Start of Available data
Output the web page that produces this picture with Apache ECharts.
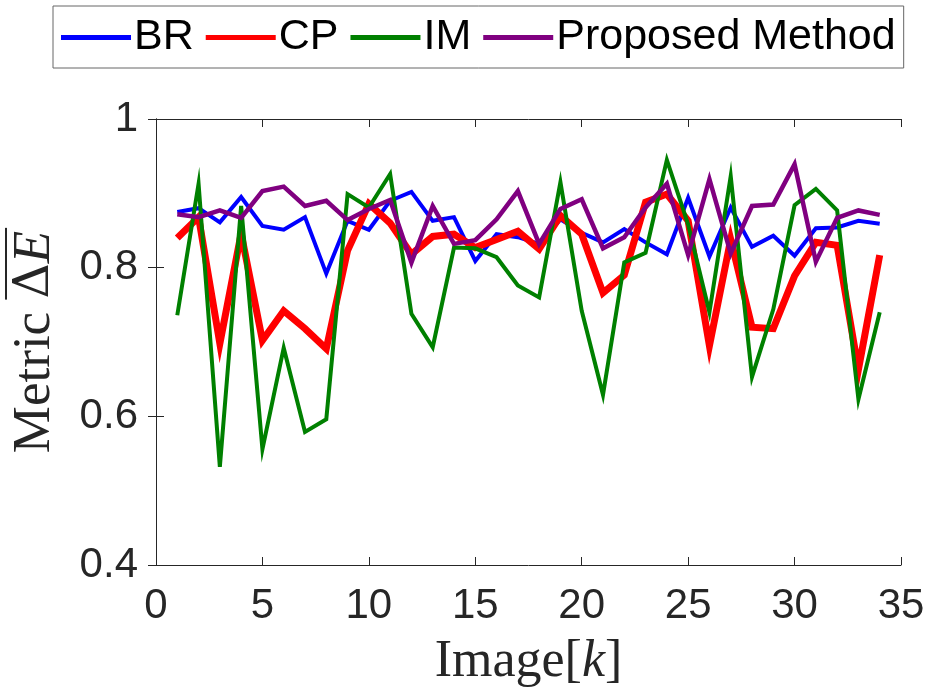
<!DOCTYPE html>
<html>
<head>
<meta charset="utf-8">
<script src="https://cdn.jsdelivr.net/npm/echarts@6/dist/echarts.min.js"></script>
<style>html,body{margin:0;padding:0;background:#fff;}#c{width:933px;height:696px;}</style>
</head>
<body>
<div id="c"></div>
<script>
// Data
const images = [1,2,3,4,5,6,7,8,9,10,11,12,13,14,15,16,17,18,19,20,21,22,23,24,25,26,27,28,29,30,31,32,33,34];
const BR = [0.875,0.880,0.861,0.895,0.856,0.851,0.868,0.792,0.863,0.851,0.890,0.902,0.863,0.868,0.809,0.845,0.841,0.832,0.865,0.847,0.834,0.852,0.834,0.818,0.894,0.815,0.881,0.828,0.843,0.816,0.853,0.854,0.863,0.859];
const CP = [0.840,0.868,0.698,0.846,0.702,0.742,0.718,0.691,0.823,0.886,0.860,0.818,0.842,0.845,0.827,0.838,0.849,0.825,0.870,0.845,0.766,0.790,0.888,0.899,0.863,0.695,0.838,0.720,0.718,0.789,0.834,0.830,0.663,0.817];
const IM = [0.736,0.913,0.532,0.883,0.556,0.692,0.579,0.596,0.899,0.881,0.926,0.738,0.693,0.827,0.826,0.814,0.776,0.760,0.915,0.742,0.629,0.807,0.820,0.945,0.858,0.740,0.923,0.653,0.744,0.884,0.906,0.877,0.623,0.740];
const PM = [0.872,0.868,0.877,0.867,0.903,0.909,0.883,0.890,0.864,0.879,0.891,0.807,0.883,0.832,0.837,0.865,0.903,0.832,0.879,0.892,0.826,0.841,0.881,0.913,0.817,0.919,0.819,0.883,0.885,0.939,0.808,0.867,0.877,0.871];
const seriesNames = ['BR','CP','IM','Proposed Method'];
const xTicks = {min:0, max:35, interval:5};
const yTicks = {min:0.4, max:1, interval:0.2};

const pairs = arr => images.map((k,i)=>[k,arr[i]]);
const chart = echarts.init(document.getElementById('c'), null, {renderer:'canvas'});
const axisColor = '#262626';
const sans = 'Liberation Sans, Arial, sans-serif';
const serif = '"Liberation Serif", "Times New Roman", serif';
const deltaFont = '"DejaVu Serif", serif';
const fs = 53;

// measure the y-axis title so the overline sits over the ΔE part
const cv = document.createElement('canvas').getContext('2d');
cv.textBaseline = 'middle';
cv.font = fs + 'px ' + serif;
const w1 = cv.measureText('Metric ').width;
const mDesc = cv.measureText('M').actualBoundingBoxDescent;
cv.font = (fs-4) + 'px ' + deltaFont;
const w2 = cv.measureText('\u0394').width;
cv.font = 'italic ' + fs + 'px ' + serif;
const w3 = cv.measureText('E').width;
const eAsc = cv.measureText('E').actualBoundingBoxAscent;
const W = w1 + w2 + w3;

const mk = (name, data, color, width) => ({
  name, type:'line', data: pairs(data), symbol:'none', showSymbol:false,
  lineStyle:{color, width, join:'miter'}, itemStyle:{color}, animation:false
});
chart.setOption({
  animation:false,
  backgroundColor:'#fff',
  legend:{
    top:6, left:53,
    padding:[10,8,9,8],
    icon:'rect',
    itemWidth:70, itemHeight:5, itemGap:12,
    borderColor:'#666', borderWidth:1, backgroundColor:'#fff',
    textStyle:{fontFamily:sans, fontSize:43, color:'#000', padding:[0,0,0,-2]},
    data: seriesNames
  },
  grid:{left:156, right:32, top:119, bottom:131, containLabel:false},
  graphic:[{
    type:'group', x: 49 - mDesc, y: 342, rotation: Math.PI/2,
    children:[{
      type:'text',
      style:{
        text:'Metric {d|\u0394}{i|E}', x:0, y:0, align:'center', verticalAlign:'middle',
        fontFamily:serif, fontSize:fs, fill:axisColor,
        rich:{
          d:{fontFamily:deltaFont, fontSize:fs-4, fill:axisColor},
          i:{fontFamily:serif, fontStyle:'italic', fontSize:fs, fill:axisColor}
        }
      }
    },{
      type:'line',
      shape:{x1: -W/2 + w1 - 1, y1: -eAsc - 8, x2: W/2 + 3, y2: -eAsc - 8},
      style:{stroke:axisColor, lineWidth:2}
    }]
  }],
  xAxis:[{
    type:'value', min:xTicks.min, max:xTicks.max, interval:xTicks.interval,
    name:'Image[{i|k}]', nameLocation:'middle', nameGap:71,
    nameTextStyle:{fontFamily:serif, fontSize:52, color:axisColor, rich:{i:{fontFamily:serif, fontStyle:'italic', fontSize:52, color:axisColor}}},
    axisLine:{show:true, lineStyle:{color:axisColor, width:1}},
    axisTick:{show:true, inside:true, length:8, lineStyle:{color:axisColor}},
    axisLabel:{fontFamily:sans, fontSize:42, color:axisColor, margin:20},
    splitLine:{show:false}
  },{
    type:'value', position:'top', min:xTicks.min, max:xTicks.max, interval:xTicks.interval,
    axisLine:{show:true, lineStyle:{color:axisColor, width:1}},
    axisTick:{show:true, inside:true, length:8, lineStyle:{color:axisColor}},
    axisLabel:{show:false}, splitLine:{show:false}
  }],
  yAxis:[{
    type:'value', min:yTicks.min, max:yTicks.max, interval:yTicks.interval,
    axisLine:{show:true, lineStyle:{color:axisColor, width:1}},
    axisTick:{show:true, inside:true, length:8, lineStyle:{color:axisColor}},
    axisLabel:{fontFamily:sans, fontSize:42, color:axisColor, margin:18, formatter:v=>String(+v.toFixed(1))},
    splitLine:{show:false}
  },{
    type:'value', position:'right', min:yTicks.min, max:yTicks.max, interval:yTicks.interval,
    axisLine:{show:true, lineStyle:{color:axisColor, width:1}},
    axisTick:{show:true, inside:true, length:8, lineStyle:{color:axisColor}},
    axisLabel:{show:false}, splitLine:{show:false}
  }],
  series:[
    mk('BR', BR, '#0000FF', 4),
    mk('CP', CP, '#FF0000', 7),
    mk('IM', IM, '#008000', 4),
    mk('Proposed Method', PM, '#800080', 4.5)
  ]
});
</script>
</body>
</html>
End of Available data
> **What is asked**: Pull every line containing the word "picture" out of the material.

> **Solution below**:
Output the web page that produces this picture with Apache ECharts.

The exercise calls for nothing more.